In connection with the aforesaid, I have arrived to the conclusion that Article 193-1 of the CC does not comply with the Constitution of the Republic of Belarus and the adopted international obligations in the sphere of human rights, in particular, the right for freedom of associations.
According to Article 112 of the Constitution, "the courts shall administer justice on the basis of the Constitution, the laws and other enforceable enactments adopted in accordance therewith. If, during the hearing of a specific case, a court concludes that an enforceable enactment is contrary to the Constitution, it shall make a ruling in accordance with the Constitution and raise, under the established procedure, the issue of whether the enforceable enactment in question should be deemed unconstitutional."

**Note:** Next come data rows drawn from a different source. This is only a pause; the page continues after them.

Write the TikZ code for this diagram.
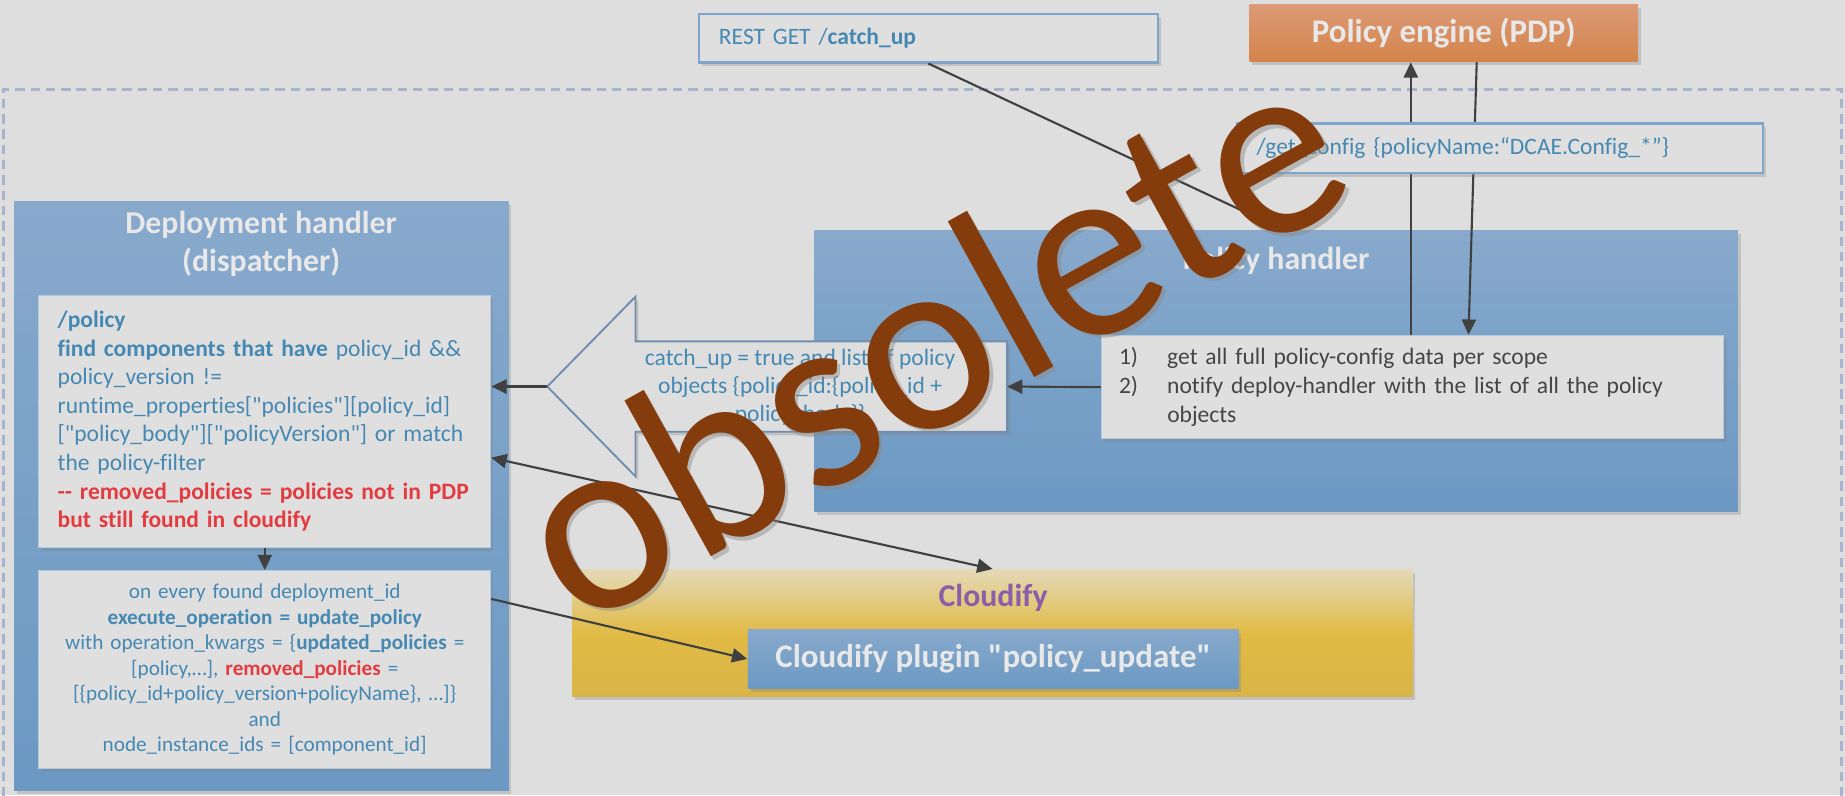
\documentclass[tikz,border=0pt]{standalone}
\usepackage{fontspec}
\setmainfont{Carlito}[Ligatures={TeXOff,CommonOff}]
\usepackage{xcolor}
\usepackage{tikz}
\usetikzlibrary{arrows.meta, shadows}

\definecolor{bggray}{HTML}{DFDEDF}
\definecolor{boxgray}{HTML}{E0DFE0}
\definecolor{bluetop}{HTML}{88A9CC}
\definecolor{bluebot}{HTML}{6B99C3}
\definecolor{txtblue}{HTML}{4588B2}
\definecolor{txtred}{HTML}{E23B40}
\definecolor{txtdark}{HTML}{454545}
\definecolor{titlegray}{HTML}{E8E8E8}
\definecolor{edgeblue}{HTML}{7FA5CC}
\definecolor{calloutedge}{HTML}{6F8EAD}
\definecolor{framedash}{HTML}{A8B3CE}
\definecolor{pdptop}{HTML}{DC9A76}
\definecolor{pdpbot}{HTML}{D4844A}
\definecolor{cfytop}{HTML}{E4D9B8}
\definecolor{cfymid}{HTML}{E1BB45}
\definecolor{cfybot}{HTML}{D9B447}
\definecolor{cfypurple}{HTML}{8C5EAA}
\definecolor{stampbrown}{HTML}{843C0C}
\definecolor{stampshade}{HTML}{8A8A8A}
\definecolor{linegray}{HTML}{404040}

\begin{document}
\begin{tikzpicture}[x=0.5pt, y=-0.5pt]
\tikzstyle{shade}=[drop shadow={shadow xshift=1.2pt, shadow yshift=-1.5pt, opacity=.3}]
\tikzstyle{bluebox}=[shade, top color=bluetop, bottom color=bluebot, draw=none, inner sep=0pt]
\tikzstyle{notebox}=[shade, fill=boxgray, draw=edgeblue!60, line width=.5pt, inner sep=0pt]
\tikzstyle{callbox}=[shade, fill=boxgray, draw=edgeblue, line width=1pt, inner sep=0pt]
\tikzstyle{title}=[text=titlegray, font=\fontsize{13.5}{16.25}\selectfont\bfseries, align=center]
\tikzstyle{conn}=[draw=linegray, line width=.9pt]
\tikzstyle{arr}=[conn, -{Triangle[length=6.5pt, width=6pt]}]
\tikzstyle{stamptext}=[rotate=29, anchor=base, font=\fontsize{109}{109}\selectfont]
\useasboundingbox (0,0) rectangle (1568,676);
\clip (0,0) rectangle (1568,676);

\fill[bggray] (0,0) rectangle (1568,676);
\draw[framedash, line width=1pt, dash pattern=on 4pt off 2.5pt] (3,690) -- (3,76) -- (1565,76) -- (1565,690);

\node[bluebox, minimum width=210pt, minimum height=250.5pt] (dh) at (222,421.5) {};
\node[title] (dhtitle) at (222,207) {Deployment handler\\(dispatcher)};
\node[notebox, minimum width=192pt, minimum height=107pt, text width=176pt, align=left,
  text=txtblue, font=\fontsize{10}{12.15}\selectfont] (dhpolicy) at (225,358) {%
{\bfseries /policy}\\
{\bfseries find components that have} policy\_id \&\&\\
policy\_version !=\\
runtime\_properties["policies"][policy\_id]\\
{}["policy\_body"]["policyVersion"] or match\\
the policy-filter\\
{\color{txtred}\bfseries -{}- removed\_policies = policies not in PDP}\\
{\color{txtred}\bfseries but still found in cloudify}};
\node[notebox, minimum width=192pt, minimum height=84pt, text width=186pt, align=center,
  text=txtblue, font=\fontsize{9}{10.8}\selectfont] (dhexec) at (225,569) {%
on every found deployment\_id\\
{\bfseries execute\_operation = update\_policy}\\
with operation\_kwargs = \{{\bfseries updated\_policies} =\\
{}[policy,…], {\color{txtred}\bfseries removed\_policies} =\\
{}[\{policy\_id+policy\_version+policyName\}, …]\}\\
and\\
node\_instance\_ids = [component\_id]};

\node[bluebox, minimum width=392.5pt, minimum height=119.5pt] (ph) at (1084.5,315.5) {};
\node[title] (phtitle) at (1084.5,222) {Policy handler};
\node[notebox, minimum width=264.5pt, minimum height=44pt, text width=249.5pt, align=left,
  text=txtdark, font=\fontsize{10}{12.25}\selectfont] (phsteps) at (1200.5,329) {%
\makebox[20.5pt][l]{1)}get all full policy-config data per scope\\
\makebox[20.5pt][l]{2)}notify deploy-handler with the list of all the policy\\
\hspace*{20.5pt}objects};

\node[shade, top color=pdptop, bottom color=pdpbot, minimum width=165pt, minimum height=24.5pt,
  inner sep=0pt, title, font=\fontsize{14}{16}\selectfont\bfseries] (pdp) at (1227,28) {Policy engine (PDP)};
\node[callbox, minimum width=195pt, minimum height=20.5pt, text width=178pt, align=left,
  text=txtblue, font=\fontsize{10}{12}\selectfont] (rest) at (789,32.5) {REST GET /{\bfseries catch\_up}};
\coordinate (restend) at (1062,182);

\node[shade, top color=cfytop, bottom color=cfybot, middle color=cfymid, minimum width=357pt,
  minimum height=54pt, inner sep=0pt] (cfy) at (843.5,538) {};
\node[text=cfypurple, font=\fontsize{13.5}{16}\selectfont\bfseries] (cfytitle) at (844,508) {Cloudify};
\node[bluebox, minimum width=208.5pt, minimum height=25pt, title, font=\fontsize{14}{16}\selectfont\bfseries]
  (plugin) at (844,560) {Cloudify plugin "policy\_update"};

\node[minimum width=157.5pt, minimum height=38pt, inner sep=0pt] (catchup) at (698,328.5) {};
\draw[shade, fill=bggray, draw=calloutedge, line width=.8pt] (catchup.north east) -- (catchup.north west)
  -- ++(0,19pt) -- ([xshift=-37.5pt]catchup.west) coordinate (cutip) -- ([yshift=-19pt]catchup.south west)
  -- (catchup.south west) -- (catchup.south east) -- cycle;
\node[text=txtblue, align=center, font=\fontsize{10}{12}\selectfont] (cutext) at (680,329) {%
catch\_up = true and list of policy\\
objects \{policy\_id:\{policy\_id +\\
policy\_body\}\}};

\draw[conn] (rest.south) -- (restend);
\draw[arr] ([xshift=-.75pt]phsteps.north) -- ([xshift=-14pt]pdp.south);
\draw[arr] ([xshift=14pt]pdp.south) -- ([xshift=23.75pt]phsteps.north);
\node[callbox, minimum width=223.5pt, minimum height=21pt, text width=207pt, align=left,
  text=txtblue, font=\fontsize{10}{12}\selectfont] (getcfg) at (1275,126) {/get\_config \{policyName:“DCAE.Config\_*”\}};

\draw[arr] (phsteps.west) -- (catchup.east);
\draw[arr] (cutip) -- (cutip -| dhpolicy.east);
\draw[conn, {Triangle[length=6.5pt, width=6pt]}-{Triangle[length=6.5pt, width=6pt]}] ([yshift=-15.5pt]dhpolicy.east) -- (cfy.north);
\draw[arr] ([yshift=30pt]dhexec.east) -- (plugin.west);
\draw[arr] (dhpolicy.south) -- (dhexec.north);

\node[stamptext, text=stampshade, opacity=.45] (stampshadow) at (828,354) {obsolete};
\node[stamptext, text=stampbrown] (stamp) at (825,351) {obsolete};
\end{tikzpicture}
\end{document}
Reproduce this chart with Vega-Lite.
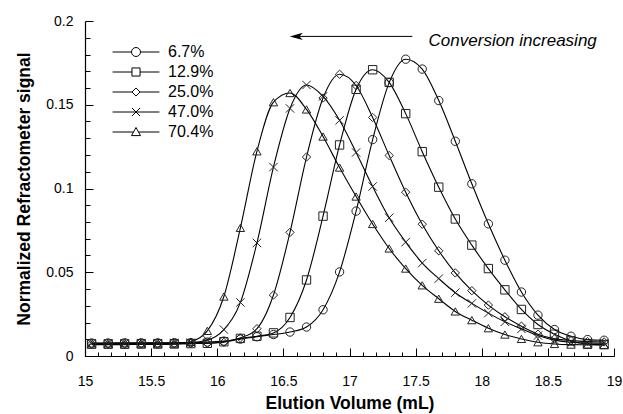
{
  "$schema": "https://vega.github.io/schema/vega-lite/v6.json",
  "width": 529,
  "height": 335,
  "autosize": {"type": "none"},
  "padding": {"left": 85, "top": 21, "right": 9, "bottom": 58},
  "background": "white",
  "config": {"view": {"stroke": null}, "font": "Liberation Sans"},
  "datasets": {
    "curves": [
      {"series":"6.7%","volume":15.05,"signal":0.0078},{"series":"6.7%","volume":15.175,"signal":0.0078},{"series":"6.7%","volume":15.3,"signal":0.0079},{"series":"6.7%","volume":15.425,"signal":0.0079},{"series":"6.7%","volume":15.55,"signal":0.0079},{"series":"6.7%","volume":15.675,"signal":0.008},{"series":"6.7%","volume":15.8,"signal":0.008},{"series":"6.7%","volume":15.925,"signal":0.0083},{"series":"6.7%","volume":16.05,"signal":0.0089},{"series":"6.7%","volume":16.175,"signal":0.0101},{"series":"6.7%","volume":16.3,"signal":0.0115},{"series":"6.7%","volume":16.425,"signal":0.0128},{"series":"6.7%","volume":16.55,"signal":0.0143},{"series":"6.7%","volume":16.675,"signal":0.0173},{"series":"6.7%","volume":16.8,"signal":0.0276},{"series":"6.7%","volume":16.925,"signal":0.0502},{"series":"6.7%","volume":17.05,"signal":0.0865},{"series":"6.7%","volume":17.175,"signal":0.1292},{"series":"6.7%","volume":17.3,"signal":0.1632},{"series":"6.7%","volume":17.425,"signal":0.1772},{"series":"6.7%","volume":17.55,"signal":0.1713},{"series":"6.7%","volume":17.675,"signal":0.1525},{"series":"6.7%","volume":17.8,"signal":0.1282},{"series":"6.7%","volume":17.925,"signal":0.1028},{"series":"6.7%","volume":18.05,"signal":0.0789},{"series":"6.7%","volume":18.175,"signal":0.0572},{"series":"6.7%","volume":18.3,"signal":0.0382},{"series":"6.7%","volume":18.425,"signal":0.0244},{"series":"6.7%","volume":18.55,"signal":0.0158},{"series":"6.7%","volume":18.675,"signal":0.0118},{"series":"6.7%","volume":18.8,"signal":0.0098},{"series":"6.7%","volume":18.925,"signal":0.0094},
      {"series":"12.9%","volume":15.05,"signal":0.0072},{"series":"12.9%","volume":15.175,"signal":0.0072},{"series":"12.9%","volume":15.3,"signal":0.0072},{"series":"12.9%","volume":15.425,"signal":0.0073},{"series":"12.9%","volume":15.55,"signal":0.0073},{"series":"12.9%","volume":15.675,"signal":0.0073},{"series":"12.9%","volume":15.8,"signal":0.0074},{"series":"12.9%","volume":15.925,"signal":0.0076},{"series":"12.9%","volume":16.05,"signal":0.0085},{"series":"12.9%","volume":16.175,"signal":0.0105},{"series":"12.9%","volume":16.3,"signal":0.0118},{"series":"12.9%","volume":16.425,"signal":0.0138},{"series":"12.9%","volume":16.55,"signal":0.023},{"series":"12.9%","volume":16.675,"signal":0.0454},{"series":"12.9%","volume":16.8,"signal":0.0835},{"series":"12.9%","volume":16.925,"signal":0.126},{"series":"12.9%","volume":17.05,"signal":0.1592},{"series":"12.9%","volume":17.175,"signal":0.1709},{"series":"12.9%","volume":17.3,"signal":0.1634},{"series":"12.9%","volume":17.425,"signal":0.1447},{"series":"12.9%","volume":17.55,"signal":0.122},{"series":"12.9%","volume":17.675,"signal":0.1008},{"series":"12.9%","volume":17.8,"signal":0.0818},{"series":"12.9%","volume":17.925,"signal":0.0662},{"series":"12.9%","volume":18.05,"signal":0.0522},{"series":"12.9%","volume":18.175,"signal":0.0395},{"series":"12.9%","volume":18.3,"signal":0.0278},{"series":"12.9%","volume":18.425,"signal":0.0188},{"series":"12.9%","volume":18.55,"signal":0.013},{"series":"12.9%","volume":18.675,"signal":0.009},{"series":"12.9%","volume":18.8,"signal":0.0072},{"series":"12.9%","volume":18.925,"signal":0.0068},
      {"series":"25.0%","volume":15.05,"signal":0.0072},{"series":"25.0%","volume":15.175,"signal":0.0072},{"series":"25.0%","volume":15.3,"signal":0.0072},{"series":"25.0%","volume":15.425,"signal":0.0072},{"series":"25.0%","volume":15.55,"signal":0.0072},{"series":"25.0%","volume":15.675,"signal":0.0073},{"series":"25.0%","volume":15.8,"signal":0.0074},{"series":"25.0%","volume":15.925,"signal":0.0076},{"series":"25.0%","volume":16.05,"signal":0.0082},{"series":"25.0%","volume":16.175,"signal":0.0108},{"series":"25.0%","volume":16.3,"signal":0.0163},{"series":"25.0%","volume":16.425,"signal":0.0364},{"series":"25.0%","volume":16.55,"signal":0.0738},{"series":"25.0%","volume":16.675,"signal":0.1188},{"series":"25.0%","volume":16.8,"signal":0.154},{"series":"25.0%","volume":16.925,"signal":0.1682},{"series":"25.0%","volume":17.05,"signal":0.1615},{"series":"25.0%","volume":17.175,"signal":0.1424},{"series":"25.0%","volume":17.3,"signal":0.1197},{"series":"25.0%","volume":17.425,"signal":0.0978},{"series":"25.0%","volume":17.55,"signal":0.0787},{"series":"25.0%","volume":17.675,"signal":0.0628},{"series":"25.0%","volume":17.8,"signal":0.0496},{"series":"25.0%","volume":17.925,"signal":0.039},{"series":"25.0%","volume":18.05,"signal":0.0304},{"series":"25.0%","volume":18.175,"signal":0.0234},{"series":"25.0%","volume":18.3,"signal":0.0178},{"series":"25.0%","volume":18.425,"signal":0.013},{"series":"25.0%","volume":18.55,"signal":0.0102},{"series":"25.0%","volume":18.675,"signal":0.0092},{"series":"25.0%","volume":18.8,"signal":0.0086},{"series":"25.0%","volume":18.925,"signal":0.0084},
      {"series":"47.0%","volume":15.05,"signal":0.0076},{"series":"47.0%","volume":15.175,"signal":0.0076},{"series":"47.0%","volume":15.3,"signal":0.0076},{"series":"47.0%","volume":15.425,"signal":0.0077},{"series":"47.0%","volume":15.55,"signal":0.0077},{"series":"47.0%","volume":15.675,"signal":0.0078},{"series":"47.0%","volume":15.8,"signal":0.008},{"series":"47.0%","volume":15.925,"signal":0.0095},{"series":"47.0%","volume":16.05,"signal":0.0158},{"series":"47.0%","volume":16.175,"signal":0.032},{"series":"47.0%","volume":16.3,"signal":0.0675},{"series":"47.0%","volume":16.425,"signal":0.1128},{"series":"47.0%","volume":16.55,"signal":0.1478},{"series":"47.0%","volume":16.675,"signal":0.1618},{"series":"47.0%","volume":16.8,"signal":0.155},{"series":"47.0%","volume":16.925,"signal":0.1407},{"series":"47.0%","volume":17.05,"signal":0.1215},{"series":"47.0%","volume":17.175,"signal":0.1012},{"series":"47.0%","volume":17.3,"signal":0.0825},{"series":"47.0%","volume":17.425,"signal":0.068},{"series":"47.0%","volume":17.55,"signal":0.0555},{"series":"47.0%","volume":17.675,"signal":0.0462},{"series":"47.0%","volume":17.8,"signal":0.0378},{"series":"47.0%","volume":17.925,"signal":0.0314},{"series":"47.0%","volume":18.05,"signal":0.0256},{"series":"47.0%","volume":18.175,"signal":0.0204},{"series":"47.0%","volume":18.3,"signal":0.0162},{"series":"47.0%","volume":18.425,"signal":0.0122},{"series":"47.0%","volume":18.55,"signal":0.0095},{"series":"47.0%","volume":18.675,"signal":0.0082},{"series":"47.0%","volume":18.8,"signal":0.0078},{"series":"47.0%","volume":18.925,"signal":0.0076},
      {"series":"70.4%","volume":15.05,"signal":0.0068},{"series":"70.4%","volume":15.175,"signal":0.0068},{"series":"70.4%","volume":15.3,"signal":0.0068},{"series":"70.4%","volume":15.425,"signal":0.0069},{"series":"70.4%","volume":15.55,"signal":0.0069},{"series":"70.4%","volume":15.675,"signal":0.007},{"series":"70.4%","volume":15.8,"signal":0.0085},{"series":"70.4%","volume":15.925,"signal":0.015},{"series":"70.4%","volume":16.05,"signal":0.0355},{"series":"70.4%","volume":16.175,"signal":0.0765},{"series":"70.4%","volume":16.3,"signal":0.1222},{"series":"70.4%","volume":16.425,"signal":0.1515},{"series":"70.4%","volume":16.55,"signal":0.157},{"series":"70.4%","volume":16.675,"signal":0.1472},{"series":"70.4%","volume":16.8,"signal":0.131},{"series":"70.4%","volume":16.925,"signal":0.1125},{"series":"70.4%","volume":17.05,"signal":0.0952},{"series":"70.4%","volume":17.175,"signal":0.0788},{"series":"70.4%","volume":17.3,"signal":0.0642},{"series":"70.4%","volume":17.425,"signal":0.0522},{"series":"70.4%","volume":17.55,"signal":0.0422},{"series":"70.4%","volume":17.675,"signal":0.0342},{"series":"70.4%","volume":17.8,"signal":0.0266},{"series":"70.4%","volume":17.925,"signal":0.0214},{"series":"70.4%","volume":18.05,"signal":0.0166},{"series":"70.4%","volume":18.175,"signal":0.0128},{"series":"70.4%","volume":18.3,"signal":0.0102},{"series":"70.4%","volume":18.425,"signal":0.0082},{"series":"70.4%","volume":18.55,"signal":0.0072},{"series":"70.4%","volume":18.675,"signal":0.0068},{"series":"70.4%","volume":18.8,"signal":0.0067},{"series":"70.4%","volume":18.925,"signal":0.0066}
    ]
  },
  "resolve": {"axis": {"x": "independent", "y": "independent"}, "scale": {"shape": "independent"}},
  "layer": [
    {
      "data": {"name": "curves"},
      "mark": {"type": "line", "interpolate": "monotone", "color": "black", "strokeWidth": 1.1},
      "encoding": {
        "x": {"field": "volume", "type": "quantitative",
          "scale": {"domain": [15, 19], "nice": false, "zero": false},
          "axis": {"orient": "bottom", "values": [15, 15.5, 16, 16.5, 17, 17.5, 18, 18.5, 19], "format": "~g", "ticks": true, "tickSize": -8, "tickColor": "black", "tickWidth": 1, "labelPadding": 26, "labelFontSize": 14, "labelFont": "Liberation Sans", "labelColor": "black", "labelOverlap": false, "labelFlush": false, "domainColor": "black", "domainWidth": 1.2, "grid": false,
            "title": "Elution Volume (mL)", "titleFont": "Liberation Sans", "titleFontSize": 17.5, "titleFontWeight": "bold", "titleColor": "black", "titlePadding": 6}},
        "y": {"field": "signal", "type": "quantitative",
          "scale": {"domain": [0, 0.2], "nice": false},
          "axis": {"orient": "left", "values": [0, 0.05, 0.1, 0.15, 0.2], "format": "~g", "ticks": true, "tickSize": -8, "tickColor": "black", "tickWidth": 1, "labelPadding": 20, "labelFontSize": 14, "labelFont": "Liberation Sans", "labelColor": "black", "labelOverlap": false, "labelFlush": false, "domainColor": "black", "domainWidth": 1.2, "grid": false,
            "title": "Normalized Refractometer signal", "titleFont": "Liberation Sans", "titleFontSize": 17.5, "titleFontWeight": "bold", "titleColor": "black", "titlePadding": 12}},
        "detail": {"field": "series"}
      }
    },
    {
      "data": {"name": "curves"},
      "mark": {"type": "point", "filled": false, "stroke": "#222", "strokeWidth": 1, "size": 70, "opacity": 1},
      "encoding": {
        "x": {"field": "volume", "type": "quantitative",
          "axis": {"orient": "bottom", "values": [15.1,15.2,15.3,15.4,15.6,15.7,15.8,15.9,16.1,16.2,16.3,16.4,16.6,16.7,16.8,16.9,17.1,17.2,17.3,17.4,17.6,17.7,17.8,17.9,18.1,18.2,18.3,18.4,18.6,18.7,18.8,18.9], "labels": false, "domain": false, "grid": false, "title": null, "ticks": true, "tickSize": -4, "tickColor": "black", "tickWidth": 1}},
        "y": {"field": "signal", "type": "quantitative",
          "axis": {"orient": "left", "values": [0.01,0.02,0.03,0.04,0.06,0.07,0.08,0.09,0.11,0.12,0.13,0.14,0.16,0.17,0.18,0.19], "labels": false, "domain": false, "grid": false, "title": null, "ticks": true, "tickSize": -5, "tickColor": "black", "tickWidth": 1}},
        "shape": {"field": "series", "type": "nominal",
          "scale": {"domain": ["6.7%", "12.9%", "25.0%", "47.0%", "70.4%"], "range": ["circle", "square", "diamond", "M-1,-1L1,1M-1,1L1,-1", "triangle-up"]},
          "legend": null}
      }
    },
    {
      "data": {"name": "curves"},
      "mark": {"type": "point", "filled": false, "stroke": "black", "strokeWidth": 1, "size": 81, "opacity": 0},
      "encoding": {
        "x": {"field": "volume", "type": "quantitative", "axis": null},
        "y": {"field": "signal", "type": "quantitative", "axis": null},
        "shape": {"field": "series", "type": "nominal",
          "scale": {"domain": ["6.7%", "12.9%", "25.0%", "47.0%", "70.4%"],
            "range": ["M-5.2,0H-1M1,0H5.2M1,0A1,1,0,1,1,-1,0A1,1,0,1,1,1,0", "M-5.2,0H-0.9M0.9,0H5.2M-0.9,-0.9H0.9V0.9H-0.9Z", "M-5.2,0H-0.9M0.9,0H5.2M0,-0.9L0.9,0L0,0.9L-0.9,0Z", "M-5.2,0H5.2M-0.9,-0.9L0.9,0.9M-0.9,0.9L0.9,-0.9", "M-5.2,0H-0.56M0.56,0H5.2M0,-1L1,0.8H-1Z"]},
          "legend": {"orient": "none", "legendX": 43, "legendY": 23, "title": null, "padding": 0, "symbolSize": 81, "symbolOpacity": 1, "symbolStrokeWidth": 1, "symbolStrokeColor": "black", "symbolFillColor": "transparent", "labelFont": "Liberation Sans", "labelFontSize": 16, "labelColor": "black", "labelOffset": 24, "rowPadding": 4}}
      }
    },
    {
      "data": {"values": [{}]},
      "mark": {"type": "rule", "color": "black", "strokeWidth": 1},
      "encoding": {
        "x": {"datum": 16.62, "type": "quantitative", "axis": null},
        "x2": {"datum": 17.475},
        "y": {"datum": 0.1908, "type": "quantitative", "axis": null}
      }
    },
    {
      "data": {"values": [{}]},
      "mark": {"type": "point", "shape": "M0,0L2,-0.55L1.5,0L2,0.55Z", "filled": true, "color": "black", "size": 169, "opacity": 1},
      "encoding": {
        "x": {"datum": 16.548, "type": "quantitative", "axis": null},
        "y": {"datum": 0.1908, "type": "quantitative", "axis": null}
      }
    },
    {
      "data": {"values": [{}]},
      "mark": {"type": "text", "text": "Conversion increasing", "font": "Liberation Sans", "fontSize": 17, "fontStyle": "italic", "align": "left", "baseline": "alphabetic", "color": "black"},
      "encoding": {
        "x": {"datum": 17.598, "type": "quantitative", "axis": null},
        "y": {"datum": 0.1853, "type": "quantitative", "axis": null}
      }
    }
  ]
}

To eliminate the legal collision in a specific case the court shall apply this constitutional provision in the established order in order not to expose an innocent to criminal punishment.
Hary Pahaniaila, Legal expert of the Belarusian Helsinki Committee.
Mr Pahaniaila, Hary, graduated from the Law Department of the Belarusian State University in 1969, worked as an advocate (1970-1971), People's Judge of the Bykhau District of the Mahileu Region (1971-1976); in the machinery of the Ministry of Justice of the Republic of Belarus in the positions of: leading specialist of the Department of Judicial Bodies (1976-1978), head of the Bar Division (1978-1988); manager of the legal consultancy office of the Savietski District of Minsk (1989-1998); President of the Union of Lawyers of Belarus (1991-1993); member of Interregional Bar of the Guild of Lawyers of the Russian Federation (1998-2003). Currently, Mr Pahaniaila is the Chairman of the Legal Commission of the BHC.